One of the hardest parts about posting this blog at the beginning was the Shame I felt. I was so ashamed of my limitations. I was embarrassed to admit to the world that I cannot comfortably walk a mile. I’ve spent years far more capable and competent. It’s been hard to admit to myself, let alone the world, than I am unable to walk far.
What I can see now, after two weeks of airing the details of my journey to walk a mile, is that my shame kept me stuck. My shame didn’t cause the ill-fitting socket, nor did it cause the pain . My shame kept my mouth shut. My shame kept me from revealing who I really am. My shame kept me from reaching beyond where I was to who I want to be.

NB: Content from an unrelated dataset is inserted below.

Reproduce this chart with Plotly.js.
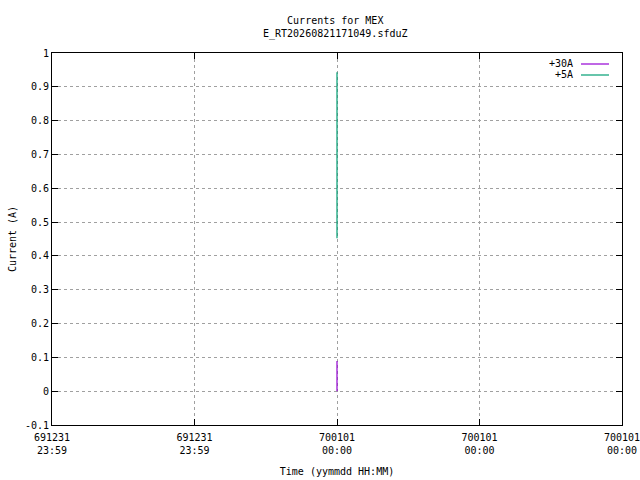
<!DOCTYPE html>
<html><head><meta charset="utf-8">
<script src="https://cdn.plot.ly/plotly-3.0.1.min.js"></script>
<style>html,body{margin:0;padding:0;background:#fff}</style>
</head><body><div id="c" style="width:640px;height:480px"></div>
<script>
// Data (x in minutes relative to 700101 00:00)
const seriesNames = ["+30A", "+5A"];
const seriesColors = ["#9400d3", "#009e73"];
const x30A = [0, 0];
const y30A = [0.0, 0.089];
const x5A = [0, 0];
const y5A = [0.452, 0.943];
const xTickVals = [-2, -1, 0, 1, 2];
const xTickText = ["691231<br>23:59", "691231<br>23:59", "700101<br>00:00", "700101<br>00:00", "700101<br>00:00"];
const yTickVals = [-0.1, 0, 0.1, 0.2, 0.3, 0.4, 0.5, 0.6, 0.7, 0.8, 0.9, 1];
const yTickText = ["-0.1", "0", "0.1", "0.2", "0.3", "0.4", "0.5", "0.6", "0.7", "0.8", "0.9", "1"];

const font = {family: "DejaVu Sans Mono, monospace", size: 10, color: "#000"};
const traces = [
  {x: x30A, y: y30A, mode: "lines", name: seriesNames[0], line: {color: seriesColors[0], width: 1.2}, showlegend: false},
  {x: x5A, y: y5A, mode: "lines", name: seriesNames[1], line: {color: seriesColors[1], width: 1.2}, showlegend: false}
];
const W = 640, H = 480, L = 52, R = 18, T = 53, B = 55;
const pw = W - L - R, ph = H - T - B;
const px = v => (v - L) / pw;
const py = v => 1 - (v - T) / ph;
const legendRows = [64, 75];
const annotations = [
  {text: "Currents for MEX<br>E_RT20260821171049.sfduZ", xref: "paper", yref: "paper", x: px(335), y: py(27), showarrow: false, font: font, xanchor: "center", yanchor: "middle"}
];
const shapes = [];
seriesNames.forEach((n, i) => {
  annotations.push({text: n, xref: "paper", yref: "paper", x: px(575), y: py(legendRows[i]), xanchor: "right", yanchor: "middle", showarrow: false, font: font});
  shapes.push({type: "line", xref: "paper", yref: "paper", x0: px(581), x1: px(609), y0: py(legendRows[i]), y1: py(legendRows[i]), line: {color: seriesColors[i], width: 1.2}});
});
const eps = 1e-6;
const layout = {
  width: W, height: H,
  margin: {l: L, r: R, t: T, b: B},
  paper_bgcolor: "#fff", plot_bgcolor: "#fff",
  font: font,
  showlegend: false,
  xaxis: {
    range: [-2 - eps, 2 + eps], tickvals: xTickVals, ticktext: xTickText,
    ticklabeloverflow: "allow", ticklabelstandoff: 3,
    showgrid: true, gridcolor: "#a0a0a0", griddash: "dot", gridwidth: 1,
    zeroline: false, showline: true, linecolor: "#000", linewidth: 1, mirror: "ticks",
    ticks: "inside", ticklen: 6, tickcolor: "#000",
    title: {text: "Time (yymmdd HH:MM)", font: font, standoff: 12},
    fixedrange: true
  },
  yaxis: {
    range: [-0.1, 1], tickvals: yTickVals, ticktext: yTickText,
    showgrid: true, gridcolor: "#a0a0a0", griddash: "dot", gridwidth: 1,
    zeroline: false, showline: true, linecolor: "#000", linewidth: 1, mirror: "ticks",
    ticks: "inside", ticklen: 6, tickcolor: "#000",
    title: {text: "Current (A)", font: font, standoff: 6},
    fixedrange: true
  },
  annotations: annotations,
  shapes: shapes
};
Plotly.newPlot("c", traces, layout, {staticPlot: true});
</script></body></html>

In making the goal to walk a mile, I had to take stock of where I was. I had to admit my limitations and say where I want to go. I don’t care anymore how I got to the point that I couldn’t comfortably walk a mile. It’s simply my reality. I’m reminded of taking a road trip and losing my way. The point at which I made my goal to walk a mile was the point at which I realized I was lost and got out my map. I certainly didn’t make a U-Turn, but I did change my course. I deliberately turned myself so I was going in a different direction.
Now that I’ve regained my bearings and have charted my new course, I don’t care as much about my limitations. Instead of focusing on what I can’t do, I’m paying attention to what I can do and how I’m improving.
Shame? No, not anymore. I think it’s turning into pride.